Algunos podrán juzgar como equivocadas o malvadas las decisiones de esos actores de la sociedad civil y estarán en su derecho de hacerlo. Pero nadie que aprecie la libertad y la convivencia en democracia sentirá jamás el impulso de reprimir y condenar al silencio a quienes piensan diferente. Al contrario, la igualdad ante la ley y ante las libertades es lo que permitirá que la sociedad articule proyectos de convivencia sustentados en el diálogo y la negociación, y no en el miedo y la violencia.
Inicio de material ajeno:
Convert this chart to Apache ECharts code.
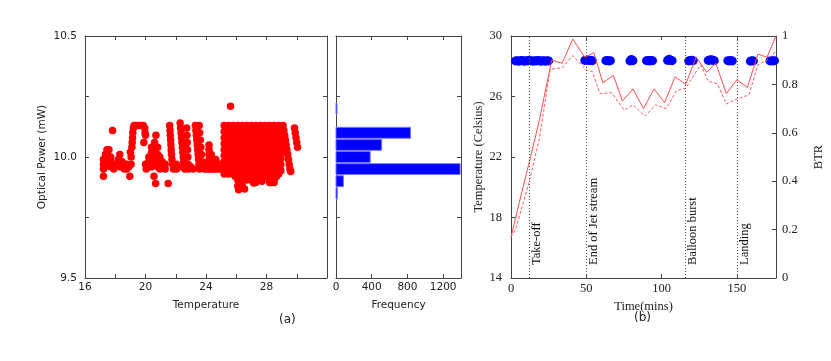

El equipo de La Joven Cuba se declara comprometido “por un país justo, democrático y sostenible… especializado en el análisis de la realidad cubana” y con voluntad de conectar a la sociedad civil con los decisores “mediante la investigación y la generación de conocimiento sobre la aplicación de políticas públicas”. En resumidas cuentas, un equipo con voluntad de influir, o sea, de poder.
Decía Noam Chomsky, intelectual seguramente cercano a muchos de La Joven Cuba: “Si no creemos en la libertad de expresión de aquellos que despreciamos, no creemos en ella en absoluto”. La conexión de la sociedad civil con “los decisores” pasa por expresar libremente sus ideas que, salvo perversa mutación social, siempre son diversas. Muchos de los firmantes lo saben, pero han optado libremente por resaltar otras prioridades.
Sin embargo, otros pensamos que la libertad y prosperidad de Cuba depende, no tanto de la relación con Estados Unidos, sino (parafraseando a Washington) de la prioridad vital de balar como condenados y embestir la talanquera antes de que nos sigan desangrando.